__WHAT TO PRODUCE__.
Return exactly the span of lines that opens with the line containing "Recreate this image" and closes with the last line of the data, inclusive.

☆ ☆ ☆ ☆

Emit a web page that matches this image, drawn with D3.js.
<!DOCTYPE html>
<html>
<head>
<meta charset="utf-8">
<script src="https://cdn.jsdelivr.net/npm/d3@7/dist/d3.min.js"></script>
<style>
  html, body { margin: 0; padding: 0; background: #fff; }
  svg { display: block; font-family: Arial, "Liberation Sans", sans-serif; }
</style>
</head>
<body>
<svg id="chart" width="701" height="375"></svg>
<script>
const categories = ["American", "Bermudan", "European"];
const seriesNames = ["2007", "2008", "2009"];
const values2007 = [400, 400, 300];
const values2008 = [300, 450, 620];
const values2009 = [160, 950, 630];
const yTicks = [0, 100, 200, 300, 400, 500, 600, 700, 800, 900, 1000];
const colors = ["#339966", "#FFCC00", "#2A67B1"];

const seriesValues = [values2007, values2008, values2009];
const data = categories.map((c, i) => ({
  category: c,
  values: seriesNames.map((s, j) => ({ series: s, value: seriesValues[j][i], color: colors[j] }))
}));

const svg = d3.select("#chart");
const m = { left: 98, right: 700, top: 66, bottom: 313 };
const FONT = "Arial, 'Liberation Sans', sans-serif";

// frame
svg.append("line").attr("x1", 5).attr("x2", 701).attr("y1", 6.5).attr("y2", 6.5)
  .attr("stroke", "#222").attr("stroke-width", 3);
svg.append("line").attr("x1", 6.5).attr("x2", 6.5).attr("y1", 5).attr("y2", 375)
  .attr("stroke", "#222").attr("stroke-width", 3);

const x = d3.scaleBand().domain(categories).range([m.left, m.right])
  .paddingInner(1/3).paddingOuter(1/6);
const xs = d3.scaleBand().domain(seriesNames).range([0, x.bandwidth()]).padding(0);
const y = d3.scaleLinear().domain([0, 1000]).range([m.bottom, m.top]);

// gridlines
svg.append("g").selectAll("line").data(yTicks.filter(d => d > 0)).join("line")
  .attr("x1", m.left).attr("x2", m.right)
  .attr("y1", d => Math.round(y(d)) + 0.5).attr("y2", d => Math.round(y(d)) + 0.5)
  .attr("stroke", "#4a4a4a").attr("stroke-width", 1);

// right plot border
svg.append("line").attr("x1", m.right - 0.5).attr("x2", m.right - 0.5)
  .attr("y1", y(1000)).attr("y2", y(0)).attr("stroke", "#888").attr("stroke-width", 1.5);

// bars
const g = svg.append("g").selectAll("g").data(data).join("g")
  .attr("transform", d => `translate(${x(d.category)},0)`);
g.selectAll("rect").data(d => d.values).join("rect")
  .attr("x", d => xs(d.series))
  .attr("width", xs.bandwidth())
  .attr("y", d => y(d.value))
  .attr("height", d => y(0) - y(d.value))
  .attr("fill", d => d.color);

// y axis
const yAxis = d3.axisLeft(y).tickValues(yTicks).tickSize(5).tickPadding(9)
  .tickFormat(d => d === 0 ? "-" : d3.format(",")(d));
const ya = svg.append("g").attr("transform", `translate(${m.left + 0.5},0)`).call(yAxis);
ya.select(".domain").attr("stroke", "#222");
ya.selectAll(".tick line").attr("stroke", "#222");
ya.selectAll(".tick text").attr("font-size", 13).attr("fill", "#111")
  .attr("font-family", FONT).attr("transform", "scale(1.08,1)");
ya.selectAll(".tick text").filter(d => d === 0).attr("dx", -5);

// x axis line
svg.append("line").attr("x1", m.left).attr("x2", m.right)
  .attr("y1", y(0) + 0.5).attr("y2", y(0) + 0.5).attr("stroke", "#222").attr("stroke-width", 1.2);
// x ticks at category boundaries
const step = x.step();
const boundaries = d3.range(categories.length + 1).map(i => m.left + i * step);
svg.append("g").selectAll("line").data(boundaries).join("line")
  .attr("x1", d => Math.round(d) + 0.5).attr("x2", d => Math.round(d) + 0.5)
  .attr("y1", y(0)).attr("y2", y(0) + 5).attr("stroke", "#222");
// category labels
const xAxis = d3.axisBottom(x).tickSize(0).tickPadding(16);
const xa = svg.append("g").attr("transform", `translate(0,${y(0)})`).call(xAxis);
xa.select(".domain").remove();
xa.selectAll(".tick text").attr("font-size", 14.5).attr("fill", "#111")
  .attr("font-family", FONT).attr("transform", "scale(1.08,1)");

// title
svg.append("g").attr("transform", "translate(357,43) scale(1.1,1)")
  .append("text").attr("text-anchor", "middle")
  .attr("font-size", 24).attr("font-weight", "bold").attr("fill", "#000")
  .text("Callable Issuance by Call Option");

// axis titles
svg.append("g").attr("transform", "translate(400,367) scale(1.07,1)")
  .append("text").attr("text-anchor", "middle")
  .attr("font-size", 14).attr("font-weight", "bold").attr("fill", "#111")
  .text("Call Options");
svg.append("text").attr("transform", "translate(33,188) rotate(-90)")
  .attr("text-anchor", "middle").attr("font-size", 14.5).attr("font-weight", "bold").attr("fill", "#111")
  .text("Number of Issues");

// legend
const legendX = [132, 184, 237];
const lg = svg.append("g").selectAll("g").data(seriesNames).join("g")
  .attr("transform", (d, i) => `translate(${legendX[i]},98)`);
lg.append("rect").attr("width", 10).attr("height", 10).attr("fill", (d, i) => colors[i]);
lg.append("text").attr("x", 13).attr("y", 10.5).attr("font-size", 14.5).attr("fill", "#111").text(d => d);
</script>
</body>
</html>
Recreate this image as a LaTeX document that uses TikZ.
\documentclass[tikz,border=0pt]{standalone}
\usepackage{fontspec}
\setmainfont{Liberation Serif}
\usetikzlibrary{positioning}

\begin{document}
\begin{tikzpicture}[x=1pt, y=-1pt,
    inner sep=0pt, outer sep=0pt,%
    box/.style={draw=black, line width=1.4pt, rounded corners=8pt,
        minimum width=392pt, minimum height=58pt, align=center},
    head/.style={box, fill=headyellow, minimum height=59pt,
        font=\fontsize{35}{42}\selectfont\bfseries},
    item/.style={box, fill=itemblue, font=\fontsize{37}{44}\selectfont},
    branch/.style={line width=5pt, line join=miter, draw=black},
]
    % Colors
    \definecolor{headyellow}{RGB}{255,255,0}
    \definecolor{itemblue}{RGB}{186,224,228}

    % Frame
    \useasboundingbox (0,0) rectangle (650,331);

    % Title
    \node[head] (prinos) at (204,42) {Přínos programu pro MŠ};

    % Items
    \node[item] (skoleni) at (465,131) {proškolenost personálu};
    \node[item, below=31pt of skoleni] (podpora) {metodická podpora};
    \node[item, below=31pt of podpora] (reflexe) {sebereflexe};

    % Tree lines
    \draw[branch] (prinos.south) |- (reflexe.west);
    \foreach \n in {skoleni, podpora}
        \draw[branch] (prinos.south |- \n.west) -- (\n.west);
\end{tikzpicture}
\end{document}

☆ ☆ ☆ ☆

__SOLVED EXERCISE__.
Recreate this image as a LaTeX document that uses TikZ.
\documentclass[tikz,border=0pt]{standalone}
\usepackage{fontspec}
\setmainfont{Liberation Serif}
\usetikzlibrary{positioning}

\begin{document}
\begin{tikzpicture}[x=1pt, y=-1pt,
    inner sep=0pt, outer sep=0pt,%
    box/.style={draw=black, line width=1.4pt, rounded corners=8pt,
        minimum width=392pt, minimum height=58pt, align=center},
    head/.style={box, fill=headyellow, minimum height=59pt,
        font=\fontsize{35}{42}\selectfont\bfseries},
    item/.style={box, fill=itemblue, font=\fontsize{37}{44}\selectfont},
    branch/.style={line width=5pt, line join=miter, draw=black},
]
    % Colors
    \definecolor{headyellow}{RGB}{255,255,0}
    \definecolor{itemblue}{RGB}{186,224,228}

    % Frame
    \useasboundingbox (0,0) rectangle (650,331);

    % Title
    \node[head] (prinos) at (204,42) {Přínos programu pro MŠ};

    % Items
    \node[item] (skoleni) at (465,131) {proškolenost personálu};
    \node[item, below=31pt of skoleni] (podpora) {metodická podpora};
    \node[item, below=31pt of podpora] (reflexe) {sebereflexe};

    % Tree lines
    \draw[branch] (prinos.south) |- (reflexe.west);
    \foreach \n in {skoleni, podpora}
        \draw[branch] (prinos.south |- \n.west) -- (\n.west);
\end{tikzpicture}
\end{document}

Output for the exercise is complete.